After the training process: Download the LoRA weights file from Replicate or Fal and place it in your ./models/loras/ folder.
Using your LoRA in ComfyUI: In your ComfyUI workflow, add a «LoRA Loader» node and select your LoRA.Connect the LoRA Loader to your model checkpoint in the workflow.Adjust the LoRA strength to control how much influence it has on the generation.
Generate images: Use your hot word in your prompts related to your trained subject or style.Experiment with different LoRA strengths to find the right balance.
Ethical considerations: Ensure you have the right to use the images in your training set. Be mindful of potential biases in your training data.Consider the implications of generating images that closely mimic real individuals.

Remember, while LoRA allows you to customize the AI model with your own images, it’s still building upon the base model’s capabilities.

The quality of your results will depend on both the base model and the quality of your training data. Flux Dev or Flux Schnell are among the best at the time of writing.

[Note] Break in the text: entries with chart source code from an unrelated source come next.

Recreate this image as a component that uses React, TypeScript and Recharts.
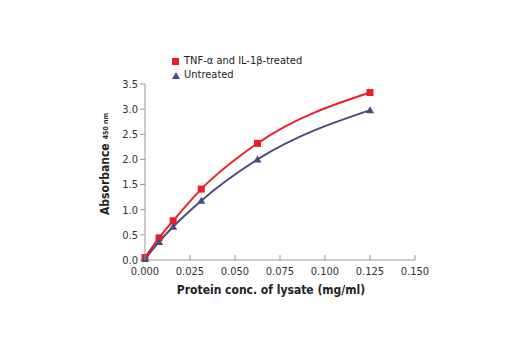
import { LineChart, Line, XAxis, YAxis } from 'recharts';

const conc = [0, 0.0078125, 0.015625, 0.03125, 0.0625, 0.125];
const treated = [0.05, 0.44, 0.78, 1.41, 2.32, 3.33];
const untreated = [0.02, 0.36, 0.66, 1.18, 2.0, 2.98];
const xTicks = [0, 0.025, 0.05, 0.075, 0.1, 0.125, 0.15];
const yTicks = [0, 0.5, 1, 1.5, 2, 2.5, 3, 3.5];

const RED = '#ec1c2a';
const NAVY = '#4b4a7c';
const FONT = '"DejaVu Sans Condensed", "Liberation Sans", Arial, sans-serif';

const data = conc.map((c, i) => ({ conc: c, treated: treated[i], untreated: untreated[i] }));

const Square = ({ cx, cy }: any) => (
  <rect x={cx - 3.5} y={cy - 3.5} width={7} height={7} fill={RED} />
);

const Triangle = ({ cx, cy }: any) => (
  <polygon points={`${cx},${cy - 4} ${cx + 4},${cy + 3} ${cx - 4},${cy + 3}`} fill={NAVY} />
);

// x ticks point up into the plot, labels sit below the axis
const XTick = ({ x, y, payload }: any) => (
  <g>
    <line x1={x} y1={y} x2={x} y2={y - 5} stroke="#999" strokeWidth={1} />
    <text x={x} y={y + 15} textAnchor="middle" fontSize={11} fill="#333" fontFamily={FONT}>
      {payload.value.toFixed(3)}
    </text>
  </g>
);

const LegendBox = () => (
  <div
    style={{
      position: 'absolute',
      left: 164,
      top: 46,
      fontFamily: FONT,
      fontSize: 11,
      color: '#222',
      lineHeight: '14px',
    }}
  >
    <div style={{ display: 'flex', alignItems: 'center' }}>
      <span style={{ width: 7, height: 7, background: RED, display: 'inline-block', marginRight: 5 }} />
      TNF-α and IL-1β-treated
    </div>
    <div style={{ display: 'flex', alignItems: 'center' }}>
      <svg width={8} height={7} style={{ marginRight: 4 }}>
        <polygon points="4,0 8,7 0,7" fill={NAVY} />
      </svg>
      Untreated
    </div>
  </div>
);

const YLabel = ({ viewBox }: any) => {
  const cx = 101;
  const cy = viewBox.y + viewBox.height / 2 - 8;
  return (
    <text transform={`translate(${cx},${cy}) rotate(-90)`} textAnchor="middle" fontFamily={FONT} fill="#222">
      <tspan fontSize={12} fontWeight="bold">Absorbance</tspan>
      <tspan fontSize={7} fontWeight="bold" dx={4} dy={-1}>450 nm</tspan>
    </text>
  );
};

const XLabel = () => (
  <text x={263} y={286} textAnchor="middle" fontFamily={FONT} fontSize={12} fontWeight="bold" fill="#222">
    Protein conc. of lysate (mg/ml)
  </text>
);

export default function App() {
  return (
    <div style={{ position: 'relative', width: 520, height: 350 }}>
      <LineChart width={520} height={350} data={data} margin={{ top: 76, right: 113, bottom: 68, left: 97 }}>
        <XAxis
          dataKey="conc"
          type="number"
          domain={[0, 0.15]}
          ticks={xTicks}
          tick={<XTick />}
          tickLine={false}
          tickSize={0}
          tickMargin={0}
          height={30}
          axisLine={{ stroke: '#999' }}
          interval={0}
          label={<XLabel />}
        />
        <YAxis
          type="number"
          domain={[0, 3.5]}
          ticks={yTicks}
          tickFormatter={(v: number) => v.toFixed(1)}
          width={40}
          tickSize={5}
          tickMargin={2}
          axisLine={{ stroke: '#999' }}
          tickLine={{ stroke: '#999' }}
          tick={{ fontSize: 11, fill: '#333', fontFamily: FONT }}
          interval={0}
          label={<YLabel />}
        />
        <Line
          dataKey="treated"
          type="monotone"
          stroke={RED}
          strokeWidth={2}
          dot={<Square />}
          isAnimationActive={false}
        />
        <Line
          dataKey="untreated"
          type="monotone"
          stroke={NAVY}
          strokeWidth={2}
          dot={<Triangle />}
          isAnimationActive={false}
        />
      </LineChart>
      <LegendBox />
    </div>
  );
}
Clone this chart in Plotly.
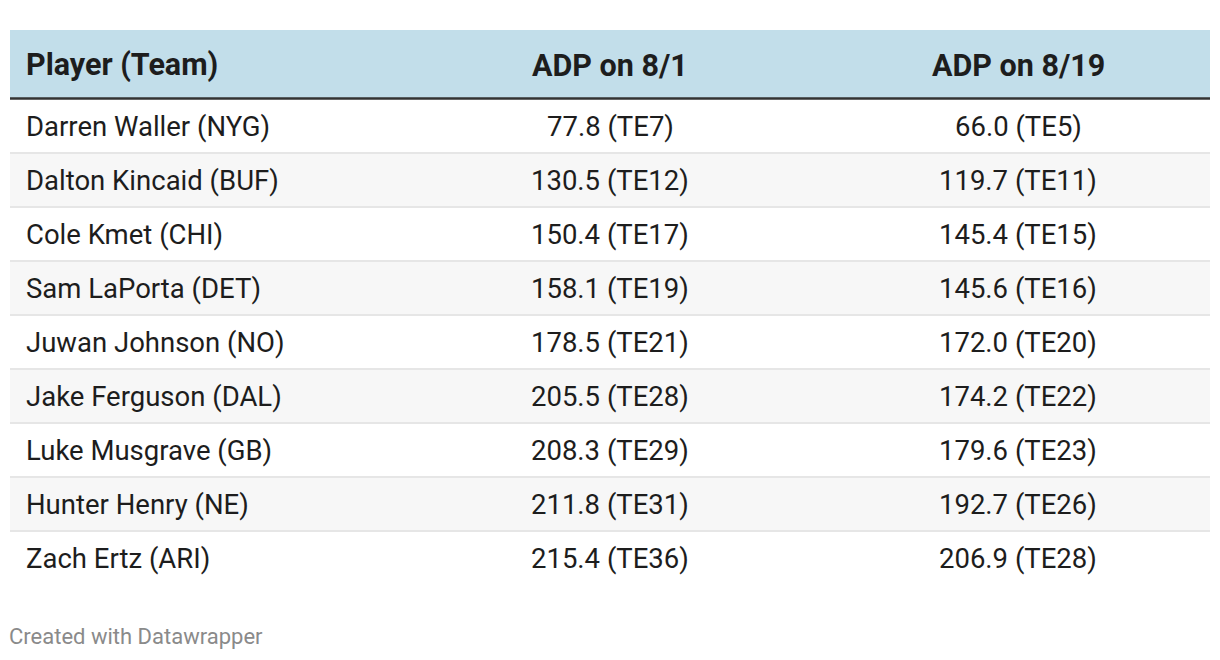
'''
    ADP table for tight ends, redrawn as a Datawrapper-style table.
    Cells are drawn with shapes and annotations on hidden pixel axes.
'''

import plotly.graph_objects as go

WIDTH, HEIGHT = 1220, 660

columns = ["Player (Team)", "ADP on 8/1", "ADP on 8/19"]
players = [
    "Darren Waller (NYG)",
    "Dalton Kincaid (BUF)",
    "Cole Kmet (CHI)",
    "Sam LaPorta (DET)",
    "Juwan Johnson (NO)",
    "Jake Ferguson (DAL)",
    "Luke Musgrave (GB)",
    "Hunter Henry (NE)",
    "Zach Ertz (ARI)",
]
adp_aug1 = ["77.8 (TE7)", "130.5 (TE12)", "150.4 (TE17)", "158.1 (TE19)", "178.5 (TE21)",
            "205.5 (TE28)", "208.3 (TE29)", "211.8 (TE31)", "215.4 (TE36)"]
adp_aug19 = ["66.0 (TE5)", "119.7 (TE11)", "145.4 (TE15)", "145.6 (TE16)", "172.0 (TE20)",
             "174.2 (TE22)", "179.6 (TE23)", "192.7 (TE26)", "206.9 (TE28)"]
footer = "Created with Datawrapper"

# layout of the table, in pixels
LEFT, RIGHT = 10, 1210
HEAD_TOP, HEAD_BOTTOM = 30, 98
ROW_H = 54
COL_X = [24, 610, 1018]
FONT = "Roboto, Arial, sans-serif"
TEXT = "#1d1d1d"


def row_top(i):
    return HEAD_BOTTOM + 2 + i * ROW_H


fig = go.Figure()

shapes = []
annotations = []

# header
shapes.append(dict(type="rect", x0=LEFT, x1=RIGHT, y0=HEAD_TOP, y1=HEAD_BOTTOM,
                   xref="x", yref="y", fillcolor="#c2deea", line_width=0, layer="below"))
shapes.append(dict(type="line", x0=LEFT, x1=RIGHT, y0=HEAD_BOTTOM + 0.5, y1=HEAD_BOTTOM + 0.5,
                   xref="x", yref="y", line=dict(color="#333333", width=2.5)))
for j, name in enumerate(columns):
    annotations.append(dict(x=COL_X[j], y=(HEAD_TOP + HEAD_BOTTOM) / 2 + 1, text="<b>%s</b>" % name,
                            xanchor="left" if j == 0 else "center", yanchor="middle",
                            showarrow=False, font=dict(family=FONT, size=30.5, color=TEXT)))

# body rows
for i in range(len(players)):
    top = row_top(i)
    if i % 2 == 1:
        shapes.append(dict(type="rect", x0=LEFT, x1=RIGHT, y0=top, y1=top + ROW_H - 2,
                           xref="x", yref="y", fillcolor="#f7f7f7", line_width=0, layer="below"))
    if i < len(players) - 1:
        shapes.append(dict(type="line", x0=LEFT, x1=RIGHT, y0=top + ROW_H - 1, y1=top + ROW_H - 1,
                           xref="x", yref="y", line=dict(color="#e6e6e6", width=2)))
    mid = top + (ROW_H - 2) / 2
    for j, val in enumerate([players[i], adp_aug1[i], adp_aug19[i]]):
        annotations.append(dict(x=COL_X[j], y=mid, text=val,
                                xanchor="left" if j == 0 else "center", yanchor="middle",
                                showarrow=False, font=dict(family=FONT, size=27.5, color=TEXT)))

annotations.append(dict(x=LEFT - 3, y=636, text=footer, xanchor="left", yanchor="middle",
                        showarrow=False, font=dict(family=FONT, size=22, color="#8a8a8a")))

fig.update_layout(
    width=WIDTH, height=HEIGHT, autosize=False,
    margin=dict(l=0, r=0, t=0, b=0),
    paper_bgcolor="white", plot_bgcolor="white",
    xaxis=dict(range=[0, WIDTH], visible=False, fixedrange=True),
    yaxis=dict(range=[HEIGHT, 0], visible=False, fixedrange=True),
    shapes=shapes, annotations=annotations,
    showlegend=False, dragmode=False,
)

# drop the default page margin so the table sits where it does in the original
fig.write_html("out.html", config={"displayModeBar": False},
               post_script="document.body.style.margin = '0';")
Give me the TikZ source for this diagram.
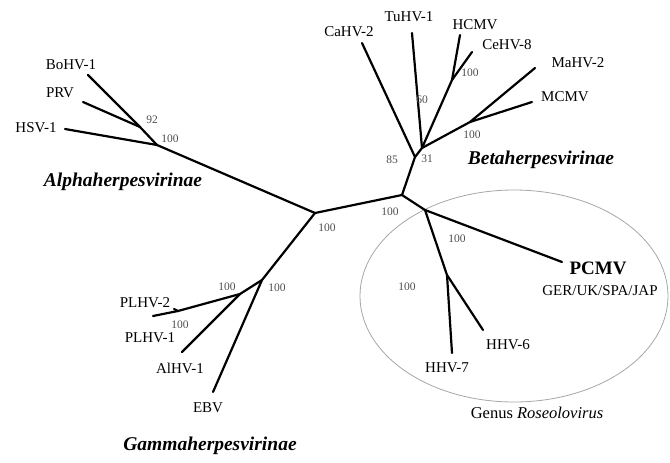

By incorporating LoRA into your ComfyUI workflow, you can create unique, personalized images that blend the power of large AI models with your specific visual style or subjects of interest.

If I didn’t know better, I would think the following picture was actually a photo of yours truly. But it’s not, it’s completely Generative AI.

Image generated by a Flux.1 Dev LoRA in ComfyUI — Generative AI: Walter rendered in Venice by Flux.1 Dev LoRA in ComfyUI

Outlook: What to add from here

To further enhance your ComfyUI experience, consider exploring:

Advanced workflows: Learn to use more complex nodes such as ControlNet for precise control over someone’s posture.
Custom nodes: Develop your own or incorporate community-made custom nodes to extend ComfyUI’s functionality. E.g. I will want to add a label «Created with AI» that I export to its dedicated Photoshop layer.
Model merging: Experiment with merging different AI models to create unique styles and capabilities.
Batch processing: Set up workflows for generating multiple images with variations.
Animation workflows: Explore techniques for creating animated sequences using ComfyUI.
Integration with other tools: Learn how to use ComfyUI in conjunction with photo editing software like exporting layers and masks to Photoshop for post-processing.
Community engagement: Join ComfyUI forums and Discord channels to share knowledge and stay updated on new developments.
Contributing to the project: As an open-source tool, you can contribute to ComfyUI’s development or documentation.

Use cases I plan to work on next:

Creating ad variations of a given photo for different platforms.
Adding layers of company logos or labels like «Created with AI« that are automatically exported to Photoshop for final touches.